Camarines Sur Rep. Luis Raymund F. Villafuerte Jr. made the statement after the committee endorsed for plenary approval the substitute bill to 29 measures seeking to strengthen assistance to farmers, agrarian-reform farmers, and indigenous cultural communities by providing them with free irrigation.
Villafuerte, one of the authors of the bill, said the measure seeks to raise rural incomes and help the Duterte administration meet its target of “emancipating at least 6 million Filipinos from generational poverty”.
“One surefire way to do so is by dramatically raising farmers’ incomes by restructuring their accumulated debts from irrigation service fees (ISFs) and providing them with free irrigation from hereon,” he said.
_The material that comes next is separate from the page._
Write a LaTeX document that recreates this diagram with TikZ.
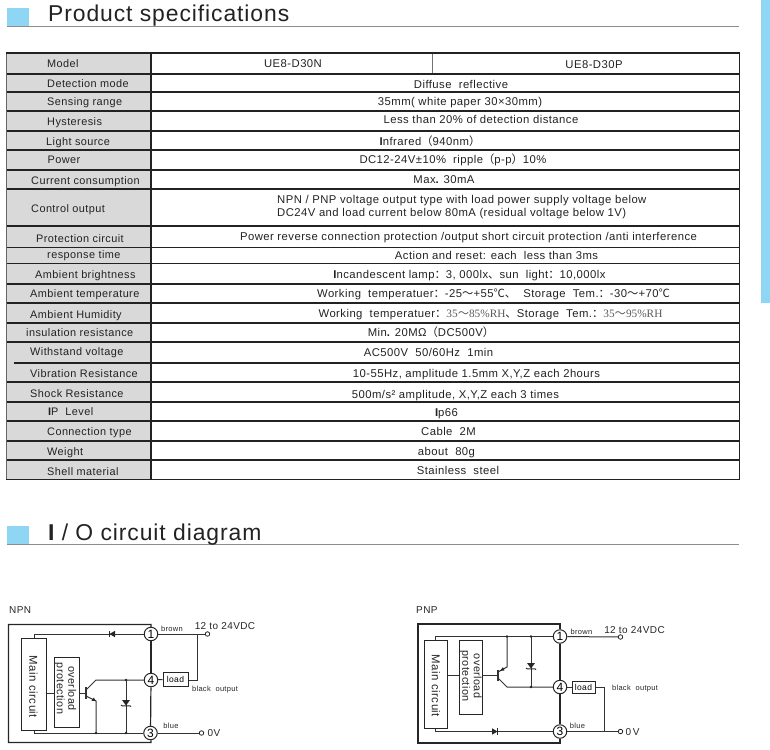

“Providing free irrigation—a most vital input for growers of palay and other crops—has now become even more urgent with Malacañang now keen on lifting the QR [quantitative restrictions] on rice this year. Irrigation is crucial most especially to our rice farmers because palay is such a water-intensive crop,” Villafuerte added. He said the bill aims to streamline
the government’s irrigation-development program and carry out its mandate of irrigating all irrigable farmlands within four years.
The substitute bill also seeks to amend Section 2, Paragraph (c) of Republic Act (RA) 3601; Section 1, Paragraph (b) of Presidential Decree (PD) 552; Section 1, Paragraph (b) of PD 1702; and Section 35 of RA 8435 to allow the provision of free irrigation.
The bill also provides that all unpaid irrigation service fees, back accounts and the corresponding penalties due from a farmer, agrarian-reform farmer and member of the indigenous cultural communities, including their irrigators’ associations or farmers’ cooperatives, will be condoned by the government.
Land swapping
Negros Occidental Rep. Arnolfo Teves Jr., a member of the House Committee on Agrarian Reform, has pushed for the inclusion of “land swapping” as a mode of acquisition of agricultural land under the proposed land-reform program.
In a separate statement, Teves said land swapping will be “more advantageous” to beneficiaries of the land-reform program.
Under the proposal, landowners will be granted the option to offer to the farmer-beneficiary another tract of agricultural land in exchange for that which is being subjected to land-reform proceedings.
Teves said the land to be swapped should be bigger in size than the land that would be covered by the land-reform program.